Voilà un paradoxe qui demande à chacun de penser sa place dans le « village global » qui forge et donc détermine nos sociétés au même titre que l’économie, la politique, l’écologie… Et comme tout domaine d’influence, il comporte ses dangers, son paroxysme malfaisant, comme tente de le dénoncer The Big Brother State (2007), petit clip fabriqué par David Scharf, artiste graphiste et réalisateur de films d’animation.

Dans un registre identique mais plus universitaire, Eric Sadin dans Surveillance globale (2009) dépeint une société de demain dans laquelle le vaste réseau global qui nous connecte les uns aux autres — ainsi qu’aux machines — promet des lendemains quasi-orwelliens, pour poursuivre la métaphore du Big Brother de David Scharf. Et il explique pourquoi, dans une interview qu’il donne au magazine Chronic’art (De Graeve, 2009) :

« Le cœur de la surveillance contemporaine consiste dans la récolte et l’analyse des données (dont la vidéosurveillance fournit une part importante mais relative – puisque les images saisies produisent désormais des codes numériques). Le plus grand volume des données provient des navigations Internet, des communications, des achats par cartes de crédits, des informations produites par nos déplacements, nos actes médicaux, nos fiches d’impositions. Aussi via toute une série d’actes d’exhibition de soi, effectués sur les blogs, ou les sites dits de « réseaux sociaux », qui représentent de nouvelles sources appelées à informer la cartographie globalisée et individualisée des êtres de la planète, et ce grâce à des informations délibérément exposées aux yeux de tous et généralement librement accessibles. »
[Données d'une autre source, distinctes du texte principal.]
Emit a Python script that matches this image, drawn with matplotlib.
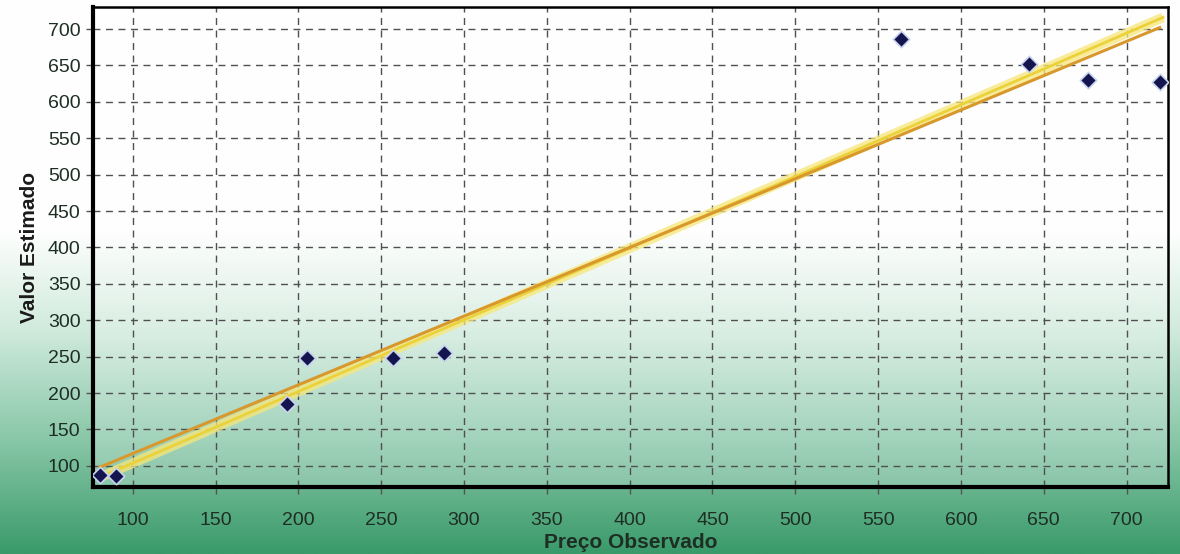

Rien ne nous oblige à partager le pessimisme de Sadin mais on comprend qu’il est difficile de se soustraire au rôle déterminant que jouent les technologies de l’information dans nos sociétés urbaines.


Bibliographie




De Graeve, Cyril. 9 mars 2009. « Eric Sadin : self control ». In Chronicart.comhttp://www.chronicart.com/webmag/article.php?page=1&id=1527. Consulté le 20 janvier 2011.
McCann, Phillip. 2003. « Global Village or Global City? The (Urban) Communications Revolution and Education », Paedagogica Historica, Volume 39, N° 1/2. pp. 165 — 178
Sadin, Éric. 2009. Surveillance globale : enquête sur les nouvelles formes de contrôle. Paris : Climats. 234 p.